PhD Scientific Days 2026

Budapest, 16-18 June 2026

Poster Session 2.E - Pathological and Oncological Sciences

Mapping Drug Targets at Single-cell Resolution in Kidney Cancer

Name of the presenter

Dobolyi, Zsófia

Institute/workplace of the presenter

Bioinformatics Department

Authors

Zsófia Dobolyi1, Otilia Menyhart, PhD1, Balazs Gyorffy, Prof. Dr.1
1: Bioinformatics Department

Text of the abstract

Introduction
Clear cell renal cell carcinoma (ccRCC) is the most common form of kidney cancer. Although nephrectomy can cure localized disease, 20-30% of patients present with metastatic disease, and recurrence remains a major clinical challenge.

Aims
Despite improved survival with immune checkpoint and tyrosine kinase inhibitors, resistance is common and durable responses are rare. We therefore aimed to map the cellular expression of established and novel therapeutic targets in ccRCC at single-cell resolution.

Method
We assembled an integrated single-cell RNA sequencing dataset of treatment-naive, surgically resected human ccRCC samples from the NCBI Gene Expression Omnibus and the Human Cell Atlas. After quality control, the dataset comprised ~400,000 cells across three conditions: normal kidney (68,069 cells; 33 patients), tumor-adjacent tissue (50,145 cells; 17 patients), and tumor tissue (276,564 cells; 38 patients). Data were analyzed in Python using Scanpy, with integration via scVI and cell-type annotation using a custom CellTypist-based model. Tumor cells were identified by inferred copy-number profiling. Therapeutic targets were curated from ChEMBL, and novel candidates were prioritized using AUC analysis in annotated cancer cells.

Results
We identified 43 distinct cell types across normal, adjacent, and tumour tissues. Established therapeutic targets showed limited and heterogeneous expression in malignant cells and were generally weakly expressed across the tumour microenvironment, which may contribute to the limited durability of current therapies. Cancer cells in ccRCC predominantly expressed CA9, EPAS1, and VEGFA, supporting the relevance of HIF-axis-directed therapeutic strategies. AUC analysis highlighted CD24 (AUC 0.95; 98% of cancer cells vs. 26% of non-cancer cells), SPP1 (AUC 0.89; 94% vs. 27%), and ANGPTL4 (AUC 0.91; 93% vs. 20%) as promising candidate targets.

Conclusion
We generated an integrated single-cell atlas of approximately 400,000 kidney cells spanning normal, tumor-adjacent, and tumor tissues.

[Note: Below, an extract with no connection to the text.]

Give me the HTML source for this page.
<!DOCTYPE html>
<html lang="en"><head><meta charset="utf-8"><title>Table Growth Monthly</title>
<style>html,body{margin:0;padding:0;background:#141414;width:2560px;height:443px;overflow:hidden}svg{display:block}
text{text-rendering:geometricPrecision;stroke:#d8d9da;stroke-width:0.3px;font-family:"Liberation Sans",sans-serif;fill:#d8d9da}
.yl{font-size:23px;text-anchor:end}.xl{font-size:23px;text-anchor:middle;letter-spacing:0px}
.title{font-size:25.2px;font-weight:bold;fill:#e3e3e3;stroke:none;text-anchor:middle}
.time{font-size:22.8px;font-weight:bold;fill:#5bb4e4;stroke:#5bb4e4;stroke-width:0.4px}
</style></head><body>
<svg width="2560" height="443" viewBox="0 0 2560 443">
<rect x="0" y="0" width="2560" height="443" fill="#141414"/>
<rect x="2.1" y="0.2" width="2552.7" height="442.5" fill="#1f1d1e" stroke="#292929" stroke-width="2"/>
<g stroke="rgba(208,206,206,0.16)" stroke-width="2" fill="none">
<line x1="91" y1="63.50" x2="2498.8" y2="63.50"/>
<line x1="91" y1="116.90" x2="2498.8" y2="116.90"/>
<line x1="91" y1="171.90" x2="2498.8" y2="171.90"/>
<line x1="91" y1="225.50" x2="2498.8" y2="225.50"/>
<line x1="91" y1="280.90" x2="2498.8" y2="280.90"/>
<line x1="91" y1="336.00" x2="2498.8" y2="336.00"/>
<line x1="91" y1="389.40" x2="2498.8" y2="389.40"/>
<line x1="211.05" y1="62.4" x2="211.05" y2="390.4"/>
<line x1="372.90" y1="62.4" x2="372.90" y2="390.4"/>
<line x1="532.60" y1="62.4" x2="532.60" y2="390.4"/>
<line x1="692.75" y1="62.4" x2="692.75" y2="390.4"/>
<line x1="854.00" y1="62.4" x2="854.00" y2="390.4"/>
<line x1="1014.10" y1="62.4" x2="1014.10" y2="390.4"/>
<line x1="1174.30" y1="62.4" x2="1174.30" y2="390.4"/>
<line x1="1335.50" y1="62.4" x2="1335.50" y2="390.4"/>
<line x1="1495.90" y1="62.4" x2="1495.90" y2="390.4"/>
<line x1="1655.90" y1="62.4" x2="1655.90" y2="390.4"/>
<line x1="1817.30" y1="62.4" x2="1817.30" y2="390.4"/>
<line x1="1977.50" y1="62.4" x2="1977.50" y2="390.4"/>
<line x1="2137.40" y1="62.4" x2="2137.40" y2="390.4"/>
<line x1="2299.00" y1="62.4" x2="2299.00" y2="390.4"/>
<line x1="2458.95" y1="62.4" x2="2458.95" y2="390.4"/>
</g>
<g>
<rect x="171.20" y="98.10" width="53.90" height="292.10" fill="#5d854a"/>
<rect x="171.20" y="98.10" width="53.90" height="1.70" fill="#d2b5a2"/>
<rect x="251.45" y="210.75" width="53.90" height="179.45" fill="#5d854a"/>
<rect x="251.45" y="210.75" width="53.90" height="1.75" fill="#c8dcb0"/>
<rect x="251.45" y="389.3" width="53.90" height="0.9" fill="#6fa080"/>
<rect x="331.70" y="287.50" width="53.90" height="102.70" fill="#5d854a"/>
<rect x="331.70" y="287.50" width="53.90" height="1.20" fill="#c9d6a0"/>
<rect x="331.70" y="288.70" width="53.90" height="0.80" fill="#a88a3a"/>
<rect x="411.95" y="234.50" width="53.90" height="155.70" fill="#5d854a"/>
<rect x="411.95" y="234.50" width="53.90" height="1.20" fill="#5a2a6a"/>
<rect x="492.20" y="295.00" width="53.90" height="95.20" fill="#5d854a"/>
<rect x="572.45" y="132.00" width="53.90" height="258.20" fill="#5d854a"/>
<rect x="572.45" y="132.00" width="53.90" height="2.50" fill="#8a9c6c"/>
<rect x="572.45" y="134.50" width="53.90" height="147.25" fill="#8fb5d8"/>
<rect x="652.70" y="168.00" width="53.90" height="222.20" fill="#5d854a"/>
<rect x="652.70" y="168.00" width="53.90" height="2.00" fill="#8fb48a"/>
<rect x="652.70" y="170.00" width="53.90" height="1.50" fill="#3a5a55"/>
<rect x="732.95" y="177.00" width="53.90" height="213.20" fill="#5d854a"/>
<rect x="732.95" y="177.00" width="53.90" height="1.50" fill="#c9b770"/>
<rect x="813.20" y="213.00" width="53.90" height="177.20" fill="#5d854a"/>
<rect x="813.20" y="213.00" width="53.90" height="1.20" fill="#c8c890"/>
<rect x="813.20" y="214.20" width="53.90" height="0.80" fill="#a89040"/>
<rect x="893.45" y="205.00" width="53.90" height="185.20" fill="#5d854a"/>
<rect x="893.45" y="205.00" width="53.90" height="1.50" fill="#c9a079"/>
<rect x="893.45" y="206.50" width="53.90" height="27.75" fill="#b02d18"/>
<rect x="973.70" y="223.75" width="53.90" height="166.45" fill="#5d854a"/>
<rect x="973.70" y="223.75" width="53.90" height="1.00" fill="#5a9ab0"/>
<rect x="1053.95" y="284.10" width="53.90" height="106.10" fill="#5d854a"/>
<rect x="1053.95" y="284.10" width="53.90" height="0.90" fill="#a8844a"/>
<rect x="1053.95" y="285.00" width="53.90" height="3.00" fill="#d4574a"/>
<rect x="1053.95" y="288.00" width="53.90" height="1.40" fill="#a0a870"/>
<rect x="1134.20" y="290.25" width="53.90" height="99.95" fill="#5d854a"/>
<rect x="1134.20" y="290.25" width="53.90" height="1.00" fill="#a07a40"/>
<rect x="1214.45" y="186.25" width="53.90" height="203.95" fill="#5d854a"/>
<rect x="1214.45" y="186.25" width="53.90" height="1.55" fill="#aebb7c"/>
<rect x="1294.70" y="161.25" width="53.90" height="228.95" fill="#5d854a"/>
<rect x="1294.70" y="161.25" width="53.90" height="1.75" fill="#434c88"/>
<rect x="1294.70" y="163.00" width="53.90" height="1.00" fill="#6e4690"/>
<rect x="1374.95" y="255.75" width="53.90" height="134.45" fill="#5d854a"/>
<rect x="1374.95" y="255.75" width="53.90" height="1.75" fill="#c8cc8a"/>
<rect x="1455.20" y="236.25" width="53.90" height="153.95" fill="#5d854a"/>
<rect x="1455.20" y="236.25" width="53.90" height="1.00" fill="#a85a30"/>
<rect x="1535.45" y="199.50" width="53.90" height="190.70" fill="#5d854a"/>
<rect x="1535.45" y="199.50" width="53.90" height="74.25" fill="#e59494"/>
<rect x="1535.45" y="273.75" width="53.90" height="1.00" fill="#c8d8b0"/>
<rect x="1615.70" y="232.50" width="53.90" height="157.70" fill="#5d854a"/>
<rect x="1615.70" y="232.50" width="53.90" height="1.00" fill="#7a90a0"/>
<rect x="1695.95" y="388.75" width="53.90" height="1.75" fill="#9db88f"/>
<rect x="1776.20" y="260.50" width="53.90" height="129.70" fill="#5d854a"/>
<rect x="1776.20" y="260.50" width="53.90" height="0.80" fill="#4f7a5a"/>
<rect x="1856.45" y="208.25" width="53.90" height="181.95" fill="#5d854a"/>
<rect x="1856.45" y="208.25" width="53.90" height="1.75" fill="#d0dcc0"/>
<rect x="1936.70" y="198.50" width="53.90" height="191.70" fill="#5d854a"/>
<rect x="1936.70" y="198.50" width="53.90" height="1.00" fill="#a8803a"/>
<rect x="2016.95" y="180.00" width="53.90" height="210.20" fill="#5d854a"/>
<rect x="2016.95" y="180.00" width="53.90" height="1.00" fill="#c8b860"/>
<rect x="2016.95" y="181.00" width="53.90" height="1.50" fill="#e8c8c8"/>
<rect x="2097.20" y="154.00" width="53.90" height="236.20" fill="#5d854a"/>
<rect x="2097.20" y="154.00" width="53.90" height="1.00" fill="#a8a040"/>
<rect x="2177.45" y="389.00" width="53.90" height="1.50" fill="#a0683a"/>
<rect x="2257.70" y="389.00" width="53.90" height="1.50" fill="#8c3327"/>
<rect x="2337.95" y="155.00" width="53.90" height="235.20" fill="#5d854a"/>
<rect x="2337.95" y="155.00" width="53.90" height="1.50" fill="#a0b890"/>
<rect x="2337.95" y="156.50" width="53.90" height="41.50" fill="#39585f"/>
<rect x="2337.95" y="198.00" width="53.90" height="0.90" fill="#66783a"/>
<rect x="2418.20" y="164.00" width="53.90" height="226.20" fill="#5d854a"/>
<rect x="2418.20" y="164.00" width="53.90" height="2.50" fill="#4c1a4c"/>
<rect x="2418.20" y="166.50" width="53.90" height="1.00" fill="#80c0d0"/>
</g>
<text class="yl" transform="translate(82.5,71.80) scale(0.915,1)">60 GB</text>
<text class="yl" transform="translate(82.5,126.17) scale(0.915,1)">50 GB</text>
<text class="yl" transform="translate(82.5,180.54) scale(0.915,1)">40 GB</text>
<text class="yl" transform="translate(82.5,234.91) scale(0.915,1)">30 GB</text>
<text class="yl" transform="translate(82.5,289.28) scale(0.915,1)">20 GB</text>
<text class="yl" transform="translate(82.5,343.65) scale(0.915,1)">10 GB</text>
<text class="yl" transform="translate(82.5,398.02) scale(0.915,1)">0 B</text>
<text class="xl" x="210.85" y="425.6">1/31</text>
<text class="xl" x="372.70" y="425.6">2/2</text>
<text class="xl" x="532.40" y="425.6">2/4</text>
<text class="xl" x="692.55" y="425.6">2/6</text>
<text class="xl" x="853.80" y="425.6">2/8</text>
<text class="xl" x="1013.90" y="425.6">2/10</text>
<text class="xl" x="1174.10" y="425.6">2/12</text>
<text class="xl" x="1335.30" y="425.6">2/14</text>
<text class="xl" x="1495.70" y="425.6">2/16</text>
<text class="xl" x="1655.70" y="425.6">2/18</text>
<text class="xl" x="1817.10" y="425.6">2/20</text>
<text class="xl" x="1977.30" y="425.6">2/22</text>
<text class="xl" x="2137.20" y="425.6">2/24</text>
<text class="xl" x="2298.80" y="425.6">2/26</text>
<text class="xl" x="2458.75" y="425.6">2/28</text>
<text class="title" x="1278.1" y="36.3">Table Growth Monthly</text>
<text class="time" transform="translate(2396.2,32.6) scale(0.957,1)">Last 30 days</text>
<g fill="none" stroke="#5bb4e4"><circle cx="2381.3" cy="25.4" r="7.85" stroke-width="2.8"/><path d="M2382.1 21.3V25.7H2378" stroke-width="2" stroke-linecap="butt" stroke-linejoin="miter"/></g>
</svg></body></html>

Current therapeutic targets showed variable and often weak expression, whereas CD24, SPP1, and ANGPTL4 emerged as promising candidates for further functional and translational validation.

Funding
Zs.D. was supported by the SE250+ fellowship.
O.M. was supported by the Janos Bolyai Scholarship and by the OTKA FK grant (FK147194).